- _STATED PROBLEM_
Extract the lines of the material below, beginning with the first and ending with the line that holds "0.002, 0.0028, 0.0025]". Skip every picture.

****************

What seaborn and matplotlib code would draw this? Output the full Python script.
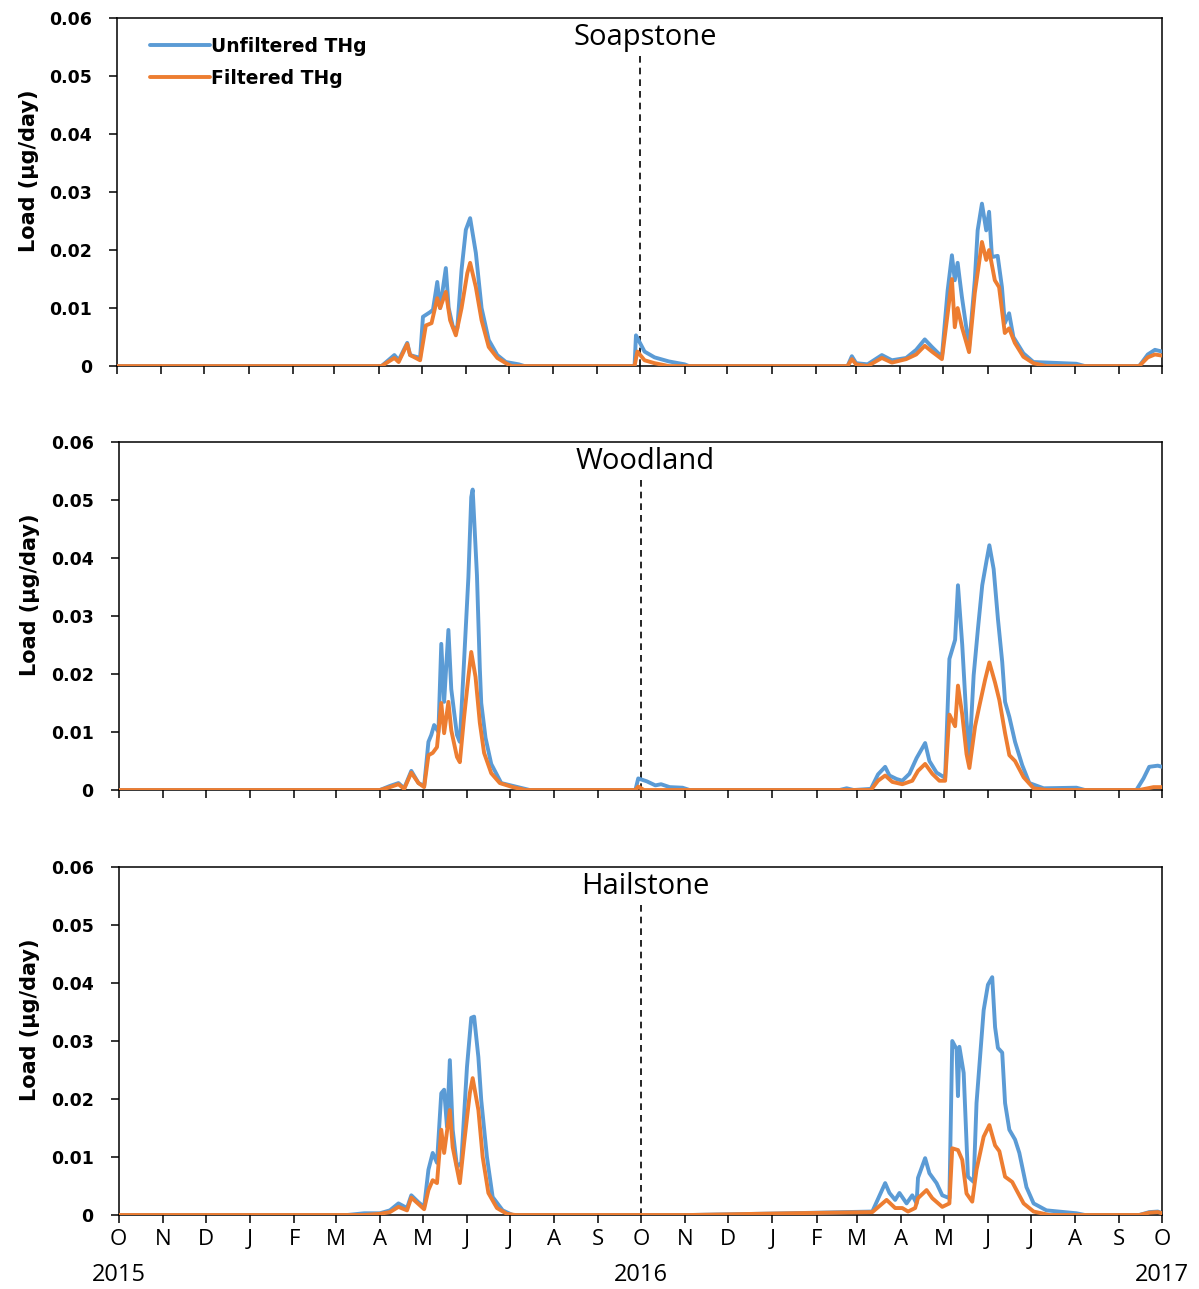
import numpy as np
import pandas as pd
import matplotlib
matplotlib.use("Agg")
import matplotlib.pyplot as plt
import matplotlib.transforms as mtransforms
import seaborn as sns

# ---------------- data (days since 2015-10-01, load in ug/day) ----------------
start_date = "2015-10-01"
end_date = "2017-10-01"
sites = ["Soapstone", "Woodland", "Hailstone"]
series_names = ["Unfiltered THg", "Filtered THg"]
month_letters = ["O", "N", "D", "J", "F", "M", "A", "M", "J", "J", "A", "S",
                 "O", "N", "D", "J", "F", "M", "A", "M", "J", "J", "A", "S", "O"]
year_labels = ["2015", "2016", "2017"]
yticks = [0, 0.01, 0.02, 0.03, 0.04, 0.05, 0.06]
ytick_labels = ["0", "0.01", "0.02", "0.03", "0.04", "0.05", "0.06"]

soap_unf_day = [0, 185, 194, 197, 203, 205, 212, 214, 219, 221, 224, 226, 230, 232, 235, 238, 241, 244,
                247, 251, 255, 260, 266, 272, 281, 285,
                362, 363, 369, 376, 386, 397, 400,
                511, 514, 517, 525, 535, 542, 552, 559, 565, 570, 577, 581, 584, 586, 588, 591, 596,
                600, 602, 605, 608, 610, 612, 616, 619, 621, 624, 627, 634, 641, 671, 677, 715, 721, 726, 731]
soap_unf_val = [0, 0, 0.0019, 0.001, 0.004, 0.0019, 0.0014, 0.0085, 0.0093, 0.0097, 0.0145, 0.010, 0.0169,
                0.010, 0.0067, 0.0065, 0.0166, 0.0235, 0.0255, 0.0195, 0.010, 0.0045, 0.0019, 0.0007,
                0.0003, 0,
                0, 0.0053, 0.0025, 0.0015, 0.0008, 0.0003, 0,
                0, 0.0017, 0.0005, 0.0003, 0.0019, 0.001, 0.0014, 0.0028, 0.0046, 0.0033, 0.0016, 0.013,
                0.0191, 0.0148, 0.0178, 0.0119, 0.0033, 0.0148, 0.0234, 0.028, 0.0234, 0.0266, 0.0188,
                0.019, 0.0136, 0.0074, 0.0091, 0.005, 0.0022, 0.0007, 0.0004, 0, 0, 0.002, 0.0028, 0.0025]

soap_fil_day = [0, 185, 194, 197, 203, 205, 212, 216, 220, 224, 226, 230, 233, 237, 241, 245, 247, 251,
                255, 260, 266, 272, 276,
                362, 364, 369, 376, 386,
                511, 514, 517, 525, 535, 542, 552, 559, 565, 570, 577, 581, 584, 586, 588, 591, 596,
                600, 603, 605, 608, 610, 614, 617, 621, 624, 628, 634, 641, 650, 715, 721, 726, 731]
soap_fil_val = [0, 0, 0.0014, 0.0007, 0.0038, 0.0019, 0.001, 0.007, 0.0074, 0.0117, 0.010, 0.0128, 0.0079,
                0.0053, 0.010, 0.016, 0.0178, 0.0136, 0.0079, 0.0033, 0.0014, 0.0005, 0,
                0, 0.0025, 0.001, 0.0005, 0,
                0, 0.0012, 0.0003, 0, 0.0014, 0.0006, 0.0012, 0.002, 0.0035, 0.0025, 0.0012, 0.009,
                0.015, 0.0067, 0.010, 0.0067, 0.0024, 0.0126, 0.0178, 0.0214, 0.0183, 0.020, 0.0148,
                0.0136, 0.0057, 0.0065, 0.004, 0.0016, 0.0005, 0, 0, 0.0015, 0.002, 0.0018]

wood_unf_day = [0, 183, 190, 196, 200, 205, 210, 214, 217, 219, 221, 224, 226, 228, 231, 233, 237, 239,
                242, 245, 247, 248, 251, 253, 254, 257, 261, 268, 283, 288,
                362, 364, 370, 376, 380, 386, 395, 400,
                505, 510, 515, 527, 532, 537, 540, 545, 549, 554, 559, 565, 568, 573, 579, 582, 586, 588,
                591, 594, 596, 599, 602, 605, 608, 610, 613, 616, 619, 621, 624, 628, 633, 638, 648,
                671, 677, 713, 718, 722, 728, 731]
wood_unf_val = [0, 0, 0.0007, 0.0012, 0.0003, 0.0033, 0.0012, 0.0007, 0.0083, 0.0095, 0.0112, 0.010,
                0.0252, 0.0152, 0.0276, 0.0174, 0.0095, 0.0083, 0.0224, 0.0367, 0.0505, 0.0518, 0.037,
                0.021, 0.015, 0.009, 0.0045, 0.0012, 0.0003, 0,
                0, 0.002, 0.0015, 0.0008, 0.001, 0.0005, 0.0004, 0,
                0, 0.0003, 0, 0.0002, 0.0027, 0.004, 0.0025, 0.0019, 0.0016, 0.0028, 0.0055, 0.0081,
                0.005, 0.003, 0.0021, 0.0226, 0.0259, 0.0353, 0.025, 0.0119, 0.006, 0.0198, 0.0278,
                0.0353, 0.0395, 0.0422, 0.0381, 0.0295, 0.0221, 0.0152, 0.0126, 0.0083, 0.0043, 0.0012,
                0.0003, 0.0004, 0, 0, 0.002, 0.004, 0.0042, 0.004]

wood_fil_day = [0, 183, 190, 196, 200, 205, 210, 214, 217, 220, 223, 226, 228, 231, 233, 237, 239, 242,
                245, 247, 250, 253, 256, 261, 267, 276, 285,
                362, 364, 368,
                527, 532, 537, 542, 549, 556, 560, 565, 570, 575, 579, 582, 586, 588, 591, 594, 596,
                600, 603, 607, 610, 614, 617, 621, 624, 628, 634, 641, 650, 715, 725, 731]
wood_fil_val = [0, 0, 0.0005, 0.001, 0.0002, 0.003, 0.0012, 0.0005, 0.006, 0.0064, 0.0074, 0.015, 0.0098,
                0.0152, 0.0103, 0.0057, 0.0048, 0.0126, 0.0195, 0.0238, 0.0195, 0.0116, 0.0064, 0.0029,
                0.0012, 0.0005, 0,
                0, 0.0006, 0,
                0, 0.0016, 0.0025, 0.0014, 0.001, 0.0016, 0.0033, 0.0045, 0.0028, 0.0016, 0.0016, 0.013,
                0.011, 0.018, 0.013, 0.0062, 0.0038, 0.011, 0.0145, 0.019, 0.022, 0.0185, 0.0155, 0.0098,
                0.006, 0.005, 0.0022, 0.0003, 0, 0, 0.0005, 0.0005]

hail_unf_day = [0, 160, 172, 183, 190, 196, 202, 205, 210, 214, 217, 220, 223, 226, 228, 230, 232, 234,
                237, 240, 244, 247, 249, 252, 254, 258, 262, 269, 276,
                400, 470, 528, 537, 540, 544, 547, 552, 556, 559, 560, 565, 568, 573, 577, 582, 584, 587,
                588, 589, 592, 595, 599, 601, 606, 609, 612, 614, 616, 619, 621, 624, 628, 631, 636, 641,
                650, 671, 677, 715, 722, 728, 731]
hail_unf_val = [0, 0, 0.0003, 0.0003, 0.0008, 0.002, 0.0012, 0.0034, 0.0022, 0.0014, 0.0078, 0.0107,
                0.009, 0.021, 0.0216, 0.0152, 0.0267, 0.0147, 0.0083, 0.009, 0.0255, 0.034, 0.0342,
                0.0272, 0.0198, 0.010, 0.0031, 0.0008, 0,
                0, 0.0003, 0.0006, 0.0055, 0.0038, 0.0026, 0.0038, 0.002, 0.0034, 0.002, 0.0064, 0.0098,
                0.0072, 0.0055, 0.0034, 0.0029, 0.030, 0.0286, 0.0205, 0.029, 0.0245, 0.0066, 0.0057,
                0.0193, 0.0353, 0.0397, 0.041, 0.0324, 0.0288, 0.028, 0.0193, 0.0147, 0.013, 0.0107,
                0.0048, 0.002, 0.0008, 0.0003, 0, 0, 0.0005, 0.0006, 0.0003]

hail_fil_day = [0, 172, 183, 190, 196, 202, 205, 210, 214, 217, 220, 223, 226, 228, 232, 234, 239, 242,
                246, 248, 252, 255, 259, 265, 272, 278,
                400, 470, 528, 538, 544, 549, 553, 558, 560, 566, 570, 577, 582, 584, 588, 591, 594, 598,
                601, 606, 610, 614, 617, 621, 626, 629, 634, 641, 652, 715, 722, 728, 731]
hail_fil_val = [0, 0, 0.0002, 0.0005, 0.0014, 0.0008, 0.003, 0.0019, 0.001, 0.0043, 0.006, 0.0055,
                0.0147, 0.0107, 0.0181, 0.0117, 0.0055, 0.0124, 0.021, 0.0236, 0.0181, 0.010, 0.0038,
                0.0012, 0.0002, 0,
                0, 0.0003, 0.0005, 0.0026, 0.0012, 0.0012, 0.0006, 0.0012, 0.0029, 0.0043, 0.0029,
                0.0014, 0.002, 0.0115, 0.0112, 0.0095, 0.0037, 0.0023, 0.0078, 0.0135, 0.0155, 0.012,
                0.011, 0.0066, 0.0057, 0.0043, 0.002, 0.0006, 0, 0, 0.0004, 0.0005, 0.0003]

site_data = {
    "Soapstone": (soap_unf_day, soap_unf_val, soap_fil_day, soap_fil_val),
    "Woodland": (wood_unf_day, wood_unf_val, wood_fil_day, wood_fil_val),
    "Hailstone": (hail_unf_day, hail_unf_val, hail_fil_day, hail_fil_val),
}

# ---------------- styling ----------------
sns.set_theme(style="ticks")
plt.rcParams["font.family"] = ["DejaVu Sans"]
plt.rcParams["text.color"] = "black"
plt.rcParams["axes.labelcolor"] = "black"
plt.rcParams["xtick.color"] = "black"
plt.rcParams["ytick.color"] = "black"
plt.rcParams["lines.solid_joinstyle"] = "round"
plt.rcParams["lines.solid_capstyle"] = "round"
colors = {"Unfiltered THg": "#5B9BD5", "Filtered THg": "#ED7D31"}

t0 = pd.Timestamp(start_date)
month_starts = pd.date_range(start_date, end_date, freq="MS")
month_days = [(d - t0).days for d in month_starts]
total_days = (pd.Timestamp(end_date) - t0).days
mid_day = (pd.Timestamp("2016-10-01") - t0).days

fig = plt.figure(figsize=(11.99, 12.89), dpi=100)
ax_boxes = [
    (0.0976, 0.716, 0.8716, 0.270),
    (0.0990, 0.3871, 0.8702, 0.270),
    (0.0990, 0.0574, 0.8702, 0.270),
]

for i, site in enumerate(sites):
    ax = fig.add_axes(ax_boxes[i])
    ud, uv, fd, fv = site_data[site]
    df = pd.concat([
        pd.DataFrame({"day": ud, "load": uv, "series": series_names[0]}),
        pd.DataFrame({"day": fd, "load": fv, "series": series_names[1]}),
    ], ignore_index=True)

    ax.axvline(mid_day, ymin=0, ymax=0.89, color="black", linestyle=(0, (4, 3)),
               linewidth=1.2, zorder=1)
    sns.lineplot(data=df, x="day", y="load", hue="series", hue_order=series_names,
                 palette=colors, linewidth=2.8, estimator=None, sort=True,
                 legend=(i == 0), ax=ax, zorder=3)

    ax.set_xlim(0, total_days)
    ax.set_ylim(0, 0.06)
    ax.set_yticks(yticks)
    ax.set_yticklabels(ytick_labels, fontsize=12.5, fontweight="bold")
    ax.set_xticks(month_days)
    if i == 2:
        ax.set_xticklabels(month_letters, fontsize=16, family=["Open Sans", "DejaVu Sans"])
        blend = mtransforms.blended_transform_factory(ax.transData, ax.transAxes)
        for yd, lab in zip([0, mid_day, total_days], year_labels):
            ax.text(yd, -0.172, lab, transform=blend, ha="center", va="center",
                    fontsize=17, family=["Open Sans", "DejaVu Sans"])
    else:
        ax.set_xticklabels([])
    ax.set_xlabel("")
    ax.set_ylabel("Load (µg/day)", fontsize=15, fontweight="bold")
    ax.yaxis.set_label_coords(-0.075, 0.56)
    ax.tick_params(axis="both", direction="out", length=6, width=1.1, color="black", pad=4)
    ax.tick_params(axis="y", pad=12)
    for s in ax.spines.values():
        s.set_visible(True)
        s.set_color("black")
        s.set_linewidth(1.1)
    ax.text(0.505, 0.943, site, transform=ax.transAxes, ha="center", va="center",
            fontsize=21, family=["Open Sans", "DejaVu Sans"], zorder=4)

    if i == 0:
        leg = ax.legend(loc="upper left", bbox_to_anchor=(0.015, 0.995), frameon=False,
                        handlelength=3.2, handletextpad=0.1, labelspacing=0.7,
                        prop={"weight": "bold", "size": 13.5})
        for line in leg.get_lines():
            line.set_linewidth(2.8)

fig.savefig("out.png", dpi=100)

****************

- _TASK SOLUTION_
What seaborn and matplotlib code would draw this? Output the full Python script.
import numpy as np
import pandas as pd
import matplotlib
matplotlib.use("Agg")
import matplotlib.pyplot as plt
import matplotlib.transforms as mtransforms
import seaborn as sns

# ---------------- data (days since 2015-10-01, load in ug/day) ----------------
start_date = "2015-10-01"
end_date = "2017-10-01"
sites = ["Soapstone", "Woodland", "Hailstone"]
series_names = ["Unfiltered THg", "Filtered THg"]
month_letters = ["O", "N", "D", "J", "F", "M", "A", "M", "J", "J", "A", "S",
                 "O", "N", "D", "J", "F", "M", "A", "M", "J", "J", "A", "S", "O"]
year_labels = ["2015", "2016", "2017"]
yticks = [0, 0.01, 0.02, 0.03, 0.04, 0.05, 0.06]
ytick_labels = ["0", "0.01", "0.02", "0.03", "0.04", "0.05", "0.06"]

soap_unf_day = [0, 185, 194, 197, 203, 205, 212, 214, 219, 221, 224, 226, 230, 232, 235, 238, 241, 244,
                247, 251, 255, 260, 266, 272, 281, 285,
                362, 363, 369, 376, 386, 397, 400,
                511, 514, 517, 525, 535, 542, 552, 559, 565, 570, 577, 581, 584, 586, 588, 591, 596,
                600, 602, 605, 608, 610, 612, 616, 619, 621, 624, 627, 634, 641, 671, 677, 715, 721, 726, 731]
soap_unf_val = [0, 0, 0.0019, 0.001, 0.004, 0.0019, 0.0014, 0.0085, 0.0093, 0.0097, 0.0145, 0.010, 0.0169,
                0.010, 0.0067, 0.0065, 0.0166, 0.0235, 0.0255, 0.0195, 0.010, 0.0045, 0.0019, 0.0007,
                0.0003, 0,
                0, 0.0053, 0.0025, 0.0015, 0.0008, 0.0003, 0,
                0, 0.0017, 0.0005, 0.0003, 0.0019, 0.001, 0.0014, 0.0028, 0.0046, 0.0033, 0.0016, 0.013,
                0.0191, 0.0148, 0.0178, 0.0119, 0.0033, 0.0148, 0.0234, 0.028, 0.0234, 0.0266, 0.0188,
                0.019, 0.0136, 0.0074, 0.0091, 0.005, 0.0022, 0.0007, 0.0004, 0, 0, 0.002, 0.0028, 0.0025]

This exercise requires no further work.